À hauteur d’appel, la cour ne peut que constater que Mme [R] ne rapporte toujours pas la preuve de l’obligation dont elle réclame l’exécution. Partant, le jugement est confirmé en ce qu’il a rejeté cette demande.

Sur la demande de dommages intérêts au titre des propos diffamatoires et injurieux

À l’appui de son appel, Mme [L] estime qu’une diffusion sur un réseau social ne peut être considérée comme publique puisqu’elle ne concerne qu’un nombre restreint d’amis sélectionnés, que les propos ne sont pas diffamants, que Mme [R] participe elle-même à un groupe de prétendues victimes de [Y] [K], que leurs échanges de sms de décembre 2018 jusqu’au 12 février 2019 étaient élogieux sur le cheval confié, qu’à compter de mars, la mère d'[T] [R] l’a informée que par manque de temps et en raison de sa santé, sa fille ne pouvait plus s’occuper du cheval, que l’exposé fait à l’huissier n’est corroboré d’aucune preuve et que le préjudice allégué n’est pas démontré.

Les parties ne discutent pas l’application de l’article 29 de la loi du 29 juillet 1881 définissant le propos diffamatoire ou injurieux et l’appelante ne conteste pas que [Y] [K] est son pseudonyme sur Facebook.

Les propos litigieux ont été publiés entre le 5 et le 21 avril 2019. Leur caractère public et accessible n’est pas contestable. Mme [R] a déposé une plainte le 20 avril 2019 et fait établir un constat d’huissier le 7 juin 2019 qui a consigné les 2 conversations litigieuses postées le 5 et le 6 avril, ainsi que les cinq messages postés le 7, le 11, le 18 et le 21 avril 2019.

L’intimée fait valoir également que lors de la création de son propre site Facebook dédié à son activité professionnelle d’ostéopathe animalier le 20 juillet 2020, Mme [L] a émis un avis négatif la concernant : « un manque d’éthique incompatible avec la prise en charge des animaux. Je déconseille totalement ».

À la lecture des messages, le caractère diffamant apparaît sur la publication du 6 avril où l’intimée est parfaitement identifiable. Le premier juge a justement considéré que le contenu des propos qu’il a reproduits portait atteinte à la réputation de Mme [R] en qualité de cavalière et que les messages des 7, 11 et 18 avril sous-entendaient qu’elle aurait été malhonnête.

L’avis posté le 13 septembre 2020 évoquant des maltraitances animales comporte également des propos portant atteinte à son honneur et à sa réputation.

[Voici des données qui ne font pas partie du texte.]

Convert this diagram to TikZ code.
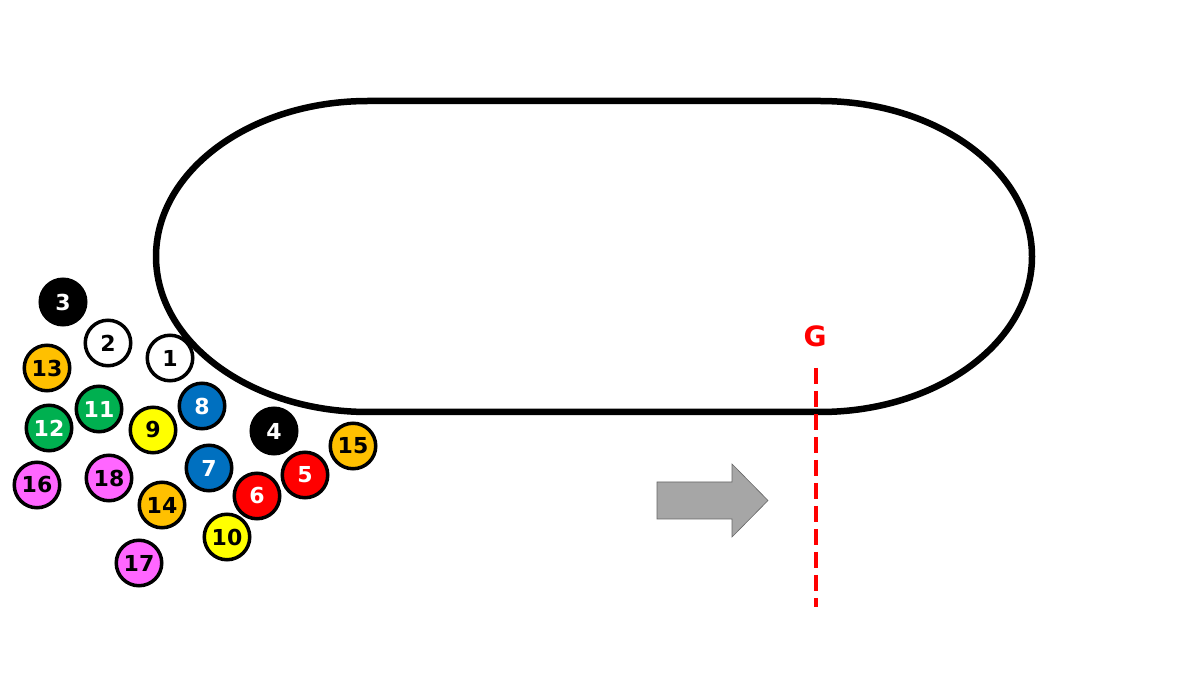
\documentclass[tikz,border=0pt]{standalone}
\usepackage{fontspec}
\setmainfont{DejaVu Sans}
\definecolor{cOrange}{HTML}{FFC000}
\definecolor{cGreen}{HTML}{00B050}
\definecolor{cBlue}{HTML}{0070C0}
\definecolor{cRed}{HTML}{FF0000}
\definecolor{cYellow}{HTML}{FFFF00}
\definecolor{cPink}{HTML}{FF66FF}
\definecolor{cGray}{HTML}{A6A6A6}
\begin{document}
\begin{tikzpicture}[x=1pt,y=1pt,
  horse/.style={circle,draw=black,line width=3.5pt,minimum size=45.5pt,inner sep=0pt,
    font=\fontsize{22}{22}\selectfont\bfseries},
  track/.style={draw=black,line width=6.5pt},
  goal/.style={draw=cRed,line width=4.5pt,dash pattern=on 16pt off 7pt}]
\useasboundingbox (0,0) rectangle (1200,675);
\fill[white] (0,0) rectangle (1200,675);
% track
\draw[track] (368,574) -- (820,574)
  arc[start angle=90,end angle=-90,x radius=212pt,y radius=155.5pt]
  -- (368,263)
  arc[start angle=270,end angle=90,x radius=212pt,y radius=155.5pt] -- cycle;
% horses
\node[horse,fill=black,text=white] (c3) at (63,373) {3};
\node[horse,fill=white,text=black] (c2) at (108,332) {2};
\node[horse,fill=white,text=black] (c1) at (170,317) {1};
\node[horse,fill=cOrange,text=black] (c13) at (47,307) {13};
\node[horse,fill=cGreen,text=white] (c11) at (99,266) {11};
\node[horse,fill=cBlue,text=white] (c8) at (202,269) {8};
\node[horse,fill=cGreen,text=white] (c12) at (49,247) {12};
\node[horse,fill=cYellow,text=black] (c9) at (153,245) {9};
\node[horse,fill=black,text=white] (c4) at (274,244) {4};
\node[horse,fill=cOrange,text=black] (c15) at (353,229) {15};
\node[horse,fill=cPink,text=black] (c16) at (37,190) {16};
\node[horse,fill=cPink,text=black] (c18) at (109,197) {18};
\node[horse,fill=cBlue,text=white] (c7) at (209,207) {7};
\node[horse,fill=cRed,text=white] (c5) at (305,200) {5};
\node[horse,fill=cRed,text=white] (c6) at (257,179) {6};
\node[horse,fill=cOrange,text=black] (c14) at (162,170) {14};
\node[horse,fill=cYellow,text=black] (c10) at (227,138) {10};
\node[horse,fill=cPink,text=black] (c17) at (139,112) {17};
% direction arrow
\filldraw[fill=cGray,draw=gray!80!black,line width=0.6pt]
  (657,193) -- (732,193) -- (732,211) -- (768,174.5) -- (732,138) -- (732,156) -- (657,156) -- cycle;
% goal
\node[text=cRed,font=\fontsize{28}{28}\selectfont\bfseries] (G) at (815,339) {G};
\coordinate (gtop) at (816,307);
\coordinate (gbot) at (816,68);
\draw[goal] (gtop) -- (gbot);
\end{tikzpicture}
\end{document}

Les faits ont néanmoins été limités dans le temps et s’inscrivent dans un contexte de litige personnel entre les deux parties qui se font des reproches mutuels dont la cour n’est pas en mesure d’apprécier la véracité, s’agissant principalement d’allégations.

C’est donc par de justes motifs que le premier juge a estimé que ces propos à l’égard d’une jeune femme débutant sa carrière d’ostéopathe avaient nécessairement causé un préjudice moral dont la réparation a été justement évaluée à la somme de 1 000 euros.

Sur la demande de dommages intérêts au titre de l’atteinte au respect de sa vie privée

La cour constate qu’il n’est nullement contesté la publication sans autorisation, le 6 avril 2019, par Mme [L] d’une vidéo montrant Mme [R] ainsi qu’un extrait d’une conversation privée effectuée par sms.

C’est par des motifs précis et circonstanciés que le premier juge a pu en déduire une violation de l’article 9 du code civil justifiant l’octroi d’une somme de 500 euros à titre de dommages-intérêts.

Partant, le jugement est confirmé en toutes ses dispositions.

Sur les demandes accessoires

Les parties succombant en leurs appels respectifs, les dépens de l’appel seront partagés et chacune gardera la charge de ses frais irrépétibles.

PAR CES MOTIFS

Statuant après débats en audience publique, par arrêt contradictoire mis à disposition au greffe,

Confirme le jugement en toutes ses dispositions ;

Dit que les dépens d’appel seront partagés entre les parties ;

Dit n’y avoir lieu à application de l’article 700 du code de procédure civile.